**Collected data**
···

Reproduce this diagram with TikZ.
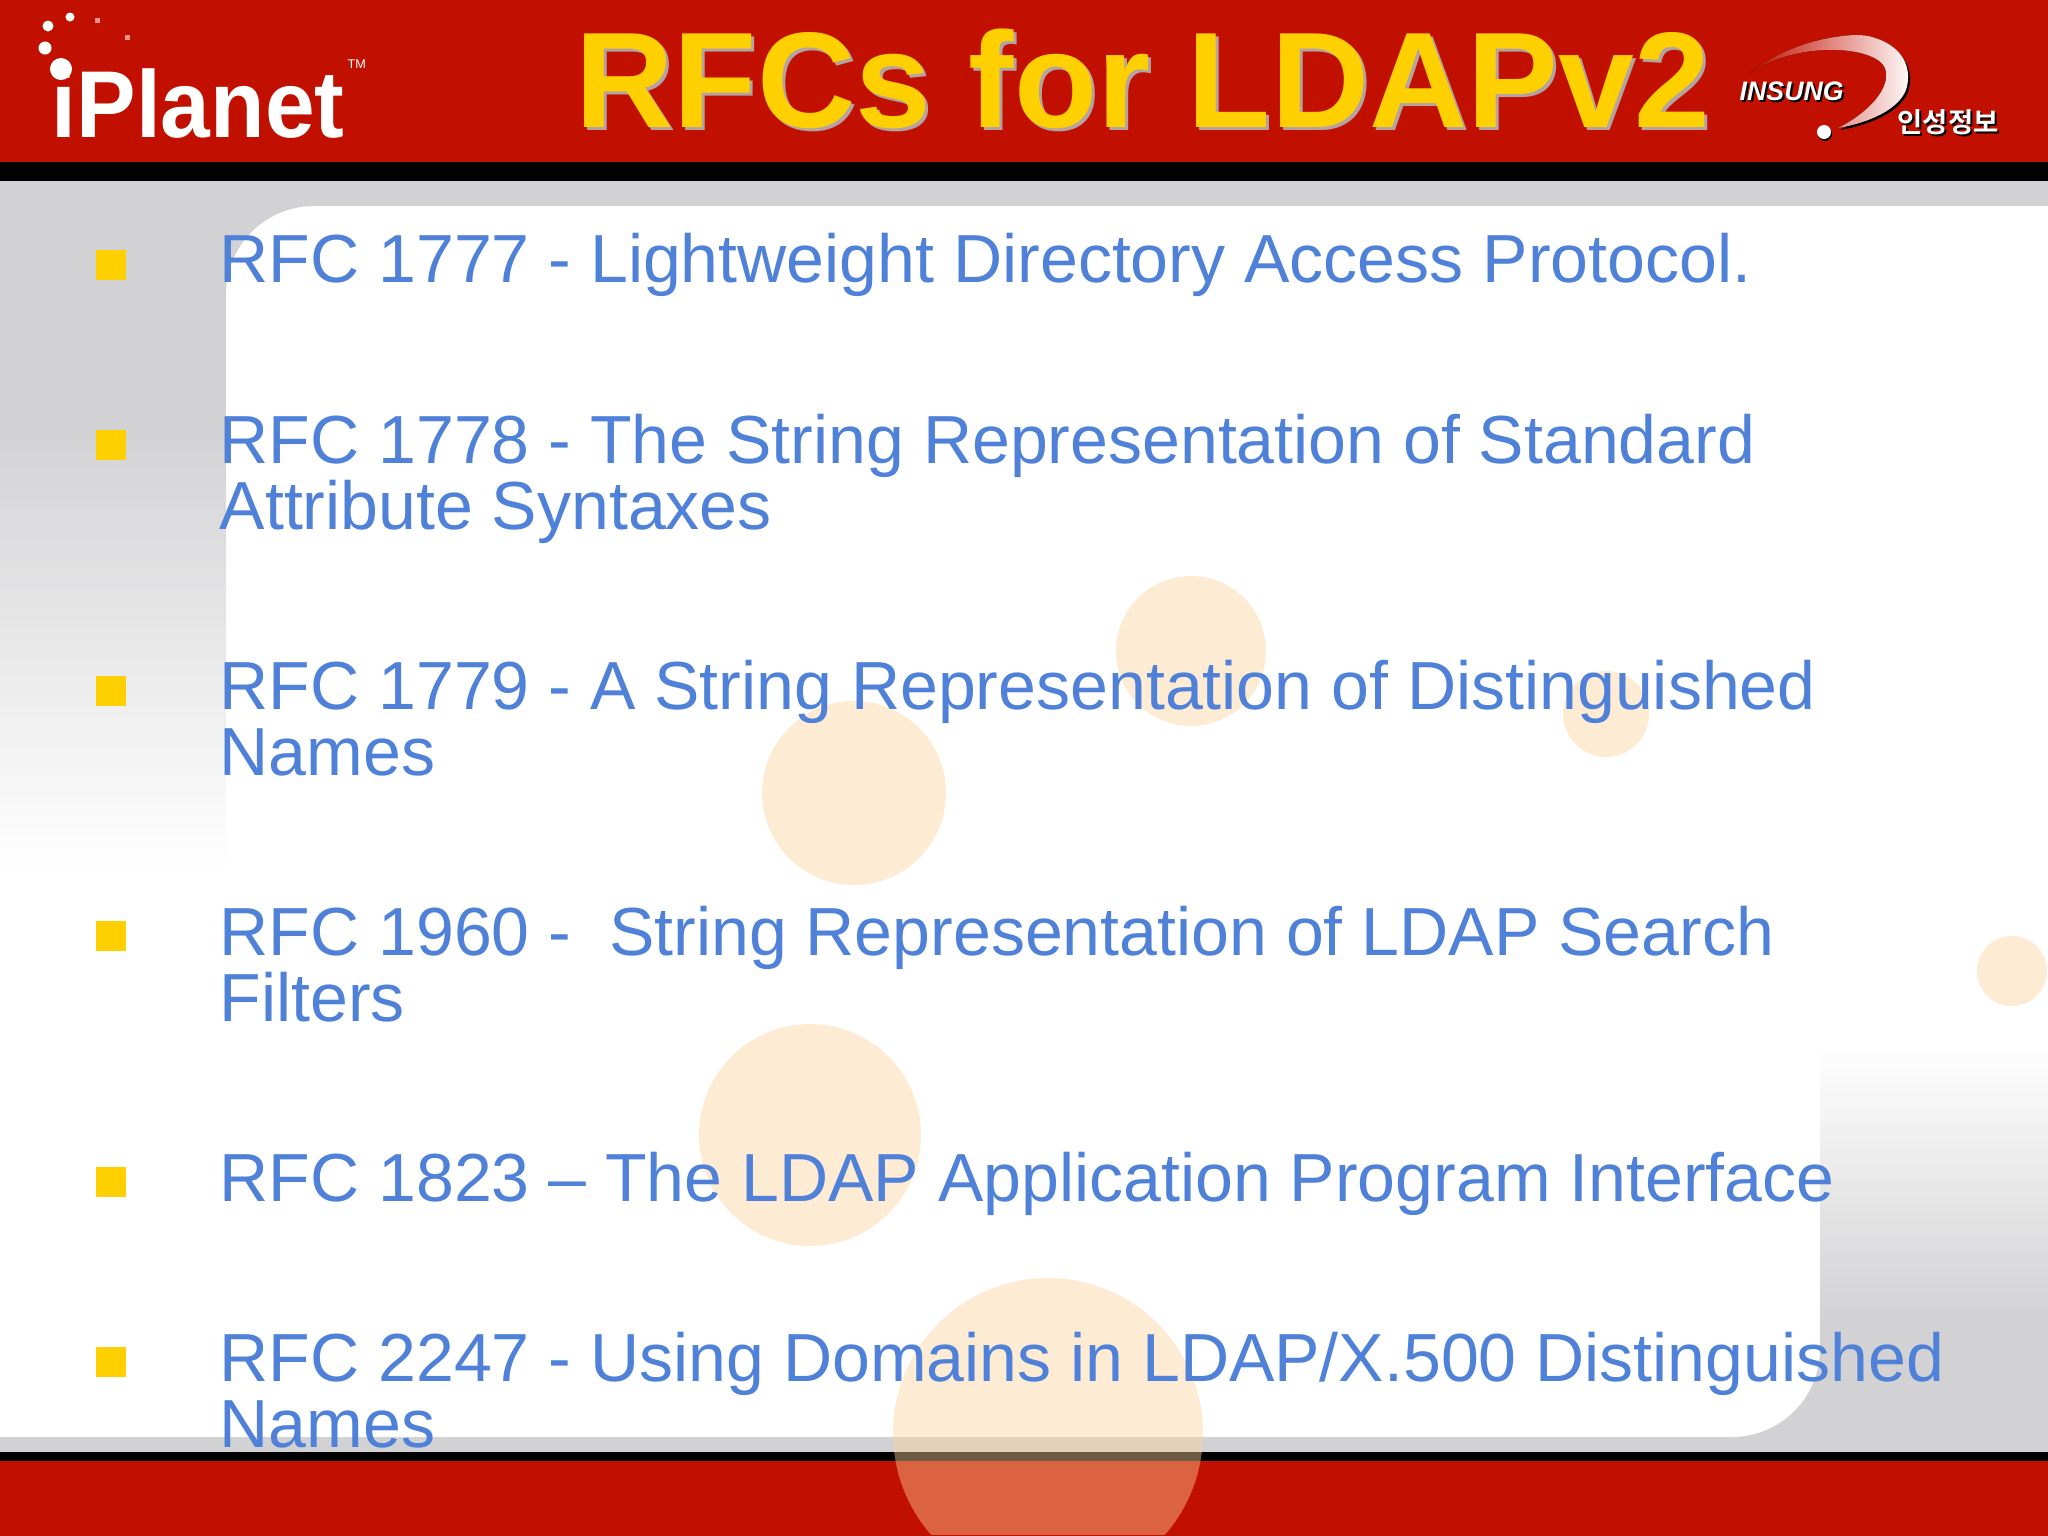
\documentclass[tikz,border=0pt]{standalone}
\usepackage{fontspec}
\setmainfont{Liberation Sans}
\newfontfamily\krfont{Noto Sans CJK KR Bold}
\newfontfamily\planetfont[FakeStretch=0.94]{Liberation Sans Bold}
\usepackage{xcolor}
\definecolor{slidered}{HTML}{C21000}
\definecolor{panelgrey}{HTML}{D2D2D4}
\definecolor{bubble}{HTML}{FDD199}
\definecolor{itemblue}{HTML}{4F81D9}
\definecolor{gold}{HTML}{FFD000}
\definecolor{titleshadow}{HTML}{B3A3A3}
\tikzset{
  band/.style={fill=slidered, draw=none},
  bar/.style={fill=black, draw=none},
  spot/.style={fill=bubble, draw=none, fill opacity=0.43},
  bullet/.style={fill=gold, draw=none, minimum size=0.3cm, inner sep=0pt},
  item/.style={text=itemblue, anchor=base west, inner sep=0pt, align=left,
    font=\fontsize{19.35}{18.6}\selectfont},
  headline/.style={anchor=base west, inner sep=0pt,
    font=\bfseries\fontsize{38.7}{38.7}\selectfont},
  brand/.style={text=white, anchor=base west, inner sep=0pt,
    font=\planetfont\fontsize{27}{27}\selectfont},
  star/.style={circle, fill=white, inner sep=0pt},
  spark/.style={fill=white!55!slidered, draw=none},
  insung/.style={anchor=base west, inner sep=0pt,
    font=\bfseries\itshape\fontsize{7.6}{7.6}\selectfont},
  hangul/.style={anchor=base west, inner sep=0pt,
    font=\krfont\fontsize{7.8}{7.8}\selectfont},
}
\begin{document}
\begin{tikzpicture}[x=0.01cm,y=-0.01cm]
  \useasboundingbox (0,0) rectangle (2048,1536);
  % background
  \fill[white] (0,0) rectangle (2048,1536);
  \fill[panelgrey] (0,181) rectangle (226,425);
  \shade[top color=panelgrey, bottom color=white] (0,425) rectangle (226,870);
  \shade[top color=white, bottom color=panelgrey] (1820,1045) rectangle (2048,1320);
  \fill[panelgrey] (1820,1320) rectangle (2048,1452);
  \fill[panelgrey] (0,181) rectangle (2048,206);
  \fill[panelgrey] (0,1437) rectangle (2048,1452);
  \fill[panelgrey] (226,206) -- (314,206) arc (270:180:88) -- cycle;
  \fill[panelgrey] (1820,1437) -- (1732,1437) arc (90:0:88) -- cycle;
  \fill[band] (0,0) rectangle (2048,162);
  \fill[bar] (0,162) rectangle (2048,181);
  \fill[band] (0,1461) rectangle (2048,1536);
  \fill[bar] (0,1452) rectangle (2048,1461);

  % bubbles
  \fill[spot] (1191,651) circle (75);
  \fill[spot] (854,793) circle (92);
  \fill[spot] (1606,714) circle (43);
  \fill[spot] (2012,971) circle (35);
  \fill[spot] (810,1135) circle (111);
  \begin{scope}
    \clip (0,0) rectangle (2048,1534);
    \fill[spot] (1048,1433) circle (155);
  \end{scope}

  % iPlanet logo
  \node[brand] (planet) at (51,137) {iPlanet};
  \node[star, minimum size=0.22cm] (stara) at (61,69) {};
  \node[star, minimum size=0.13cm] (starb) at (45,48) {};
  \node[star, minimum size=0.11cm] (starc) at (48,26) {};
  \node[star, minimum size=0.09cm] (stard) at (70,17) {};
  \fill[spark] (95,18) rectangle (100,23);
  \fill[spark] (125,35) rectangle (130,40);
  \node[anchor=base west, inner sep=0pt, text=white, font=\fontsize{3.6}{3.6}\selectfont] (tm) at (347,68) {TM};

  % title
  \node[headline, text=titleshadow] (titleback) at (578,130) {RFCs for LDAPv2};
  \node[headline, text=gold] (title) at (575,127) {RFCs for LDAPv2};

  % Insung logo
  \fill[black] (1872,40) .. controls (1905,48) and (1915,70) .. (1908,92)
    .. controls (1900,112) and (1870,125) .. (1840,130)
    .. controls (1870,115) and (1895,90) .. (1889,72)
    -- cycle;
  \fill[left color=slidered, middle color=white, right color=white]
    (1750,73) .. controls (1790,40) and (1850,32) .. (1868,36)
    .. controls (1903,44) and (1913,68) .. (1906,90)
    .. controls (1898,110) and (1868,123) .. (1838,128)
    .. controls (1868,113) and (1892,88) .. (1885,68)
    .. controls (1876,46) and (1798,40) .. cycle;
  \node[insung, text=black] (insungback) at (1741,102) {INSUNG};
  \node[insung, text=white] (insungname) at (1739,100) {INSUNG};
  \fill[black] (1825,134) circle (7);
  \node[star, minimum size=0.14cm] (insungdot) at (1824,132) {};
  \node[hangul, text=black] (hangulback) at (1899,134) {인성정보};
  \node[hangul, text=white] (hangulname) at (1897,132) {인성정보};

  % list
  \node[bullet] (marka) at (111,265) {};
  \node[bullet] (markb) at (111,445) {};
  \node[bullet] (markc) at (111,691) {};
  \node[bullet] (markd) at (111,936) {};
  \node[bullet] (marke) at (111,1182) {};
  \node[bullet] (markf) at (111,1362) {};
  \node[item] (rfca) at (219,282.5) {RFC 1777 - Lightweight Directory Access Protocol.};
  \node[item] (rfcb) at (219,529) {RFC 1778 - The String Representation of Standard\\Attribute Syntaxes};
  \node[item] (rfcc) at (219,775) {RFC 1779 - A String Representation of Distinguished\\Names};
  \node[item] (rfcd) at (219,1021) {RFC 1960 -~ String Representation of LDAP Search\\Filters};
  \node[item] (rfce) at (219,1201) {RFC 1823 – The LDAP Application Program Interface};
  \node[item] (rfcf) at (219,1447) {RFC 2247 - Using Domains in LDAP/X.500 Distinguished\\Names};
\end{tikzpicture}
\end{document}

···

**Your instructions**
Copy out each line exactly, without the pictures.

**Response below**
Reproduce this diagram with TikZ.
\documentclass[tikz,border=0pt]{standalone}
\usepackage{fontspec}
\setmainfont{Liberation Sans}
\newfontfamily\krfont{Noto Sans CJK KR Bold}
\newfontfamily\planetfont[FakeStretch=0.94]{Liberation Sans Bold}
\usepackage{xcolor}
\definecolor{slidered}{HTML}{C21000}
\definecolor{panelgrey}{HTML}{D2D2D4}
\definecolor{bubble}{HTML}{FDD199}
\definecolor{itemblue}{HTML}{4F81D9}
\definecolor{gold}{HTML}{FFD000}
\definecolor{titleshadow}{HTML}{B3A3A3}
\tikzset{
  band/.style={fill=slidered, draw=none},
  bar/.style={fill=black, draw=none},
  spot/.style={fill=bubble, draw=none, fill opacity=0.43},
  bullet/.style={fill=gold, draw=none, minimum size=0.3cm, inner sep=0pt},
  item/.style={text=itemblue, anchor=base west, inner sep=0pt, align=left,
    font=\fontsize{19.35}{18.6}\selectfont},
  headline/.style={anchor=base west, inner sep=0pt,
    font=\bfseries\fontsize{38.7}{38.7}\selectfont},
  brand/.style={text=white, anchor=base west, inner sep=0pt,
    font=\planetfont\fontsize{27}{27}\selectfont},
  star/.style={circle, fill=white, inner sep=0pt},
  spark/.style={fill=white!55!slidered, draw=none},
  insung/.style={anchor=base west, inner sep=0pt,
    font=\bfseries\itshape\fontsize{7.6}{7.6}\selectfont},
  hangul/.style={anchor=base west, inner sep=0pt,
    font=\krfont\fontsize{7.8}{7.8}\selectfont},
}
\begin{document}
\begin{tikzpicture}[x=0.01cm,y=-0.01cm]
  \useasboundingbox (0,0) rectangle (2048,1536);
  % background
  \fill[white] (0,0) rectangle (2048,1536);
  \fill[panelgrey] (0,181) rectangle (226,425);
  \shade[top color=panelgrey, bottom color=white] (0,425) rectangle (226,870);
  \shade[top color=white, bottom color=panelgrey] (1820,1045) rectangle (2048,1320);
  \fill[panelgrey] (1820,1320) rectangle (2048,1452);
  \fill[panelgrey] (0,181) rectangle (2048,206);
  \fill[panelgrey] (0,1437) rectangle (2048,1452);
  \fill[panelgrey] (226,206) -- (314,206) arc (270:180:88) -- cycle;
  \fill[panelgrey] (1820,1437) -- (1732,1437) arc (90:0:88) -- cycle;
  \fill[band] (0,0) rectangle (2048,162);
  \fill[bar] (0,162) rectangle (2048,181);
  \fill[band] (0,1461) rectangle (2048,1536);
  \fill[bar] (0,1452) rectangle (2048,1461);

  % bubbles
  \fill[spot] (1191,651) circle (75);
  \fill[spot] (854,793) circle (92);
  \fill[spot] (1606,714) circle (43);
  \fill[spot] (2012,971) circle (35);
  \fill[spot] (810,1135) circle (111);
  \begin{scope}
    \clip (0,0) rectangle (2048,1534);
    \fill[spot] (1048,1433) circle (155);
  \end{scope}

  % iPlanet logo
  \node[brand] (planet) at (51,137) {iPlanet};
  \node[star, minimum size=0.22cm] (stara) at (61,69) {};
  \node[star, minimum size=0.13cm] (starb) at (45,48) {};
  \node[star, minimum size=0.11cm] (starc) at (48,26) {};
  \node[star, minimum size=0.09cm] (stard) at (70,17) {};
  \fill[spark] (95,18) rectangle (100,23);
  \fill[spark] (125,35) rectangle (130,40);
  \node[anchor=base west, inner sep=0pt, text=white, font=\fontsize{3.6}{3.6}\selectfont] (tm) at (347,68) {TM};

  % title
  \node[headline, text=titleshadow] (titleback) at (578,130) {RFCs for LDAPv2};
  \node[headline, text=gold] (title) at (575,127) {RFCs for LDAPv2};

  % Insung logo
  \fill[black] (1872,40) .. controls (1905,48) and (1915,70) .. (1908,92)
    .. controls (1900,112) and (1870,125) .. (1840,130)
    .. controls (1870,115) and (1895,90) .. (1889,72)
    -- cycle;
  \fill[left color=slidered, middle color=white, right color=white]
    (1750,73) .. controls (1790,40) and (1850,32) .. (1868,36)
    .. controls (1903,44) and (1913,68) .. (1906,90)
    .. controls (1898,110) and (1868,123) .. (1838,128)
    .. controls (1868,113) and (1892,88) .. (1885,68)
    .. controls (1876,46) and (1798,40) .. cycle;
  \node[insung, text=black] (insungback) at (1741,102) {INSUNG};
  \node[insung, text=white] (insungname) at (1739,100) {INSUNG};
  \fill[black] (1825,134) circle (7);
  \node[star, minimum size=0.14cm] (insungdot) at (1824,132) {};
  \node[hangul, text=black] (hangulback) at (1899,134) {인성정보};
  \node[hangul, text=white] (hangulname) at (1897,132) {인성정보};

  % list
  \node[bullet] (marka) at (111,265) {};
  \node[bullet] (markb) at (111,445) {};
  \node[bullet] (markc) at (111,691) {};
  \node[bullet] (markd) at (111,936) {};
  \node[bullet] (marke) at (111,1182) {};
  \node[bullet] (markf) at (111,1362) {};
  \node[item] (rfca) at (219,282.5) {RFC 1777 - Lightweight Directory Access Protocol.};
  \node[item] (rfcb) at (219,529) {RFC 1778 - The String Representation of Standard\\Attribute Syntaxes};
  \node[item] (rfcc) at (219,775) {RFC 1779 - A String Representation of Distinguished\\Names};
  \node[item] (rfcd) at (219,1021) {RFC 1960 -~ String Representation of LDAP Search\\Filters};
  \node[item] (rfce) at (219,1201) {RFC 1823 – The LDAP Application Program Interface};
  \node[item] (rfcf) at (219,1447) {RFC 2247 - Using Domains in LDAP/X.500 Distinguished\\Names};
\end{tikzpicture}
\end{document}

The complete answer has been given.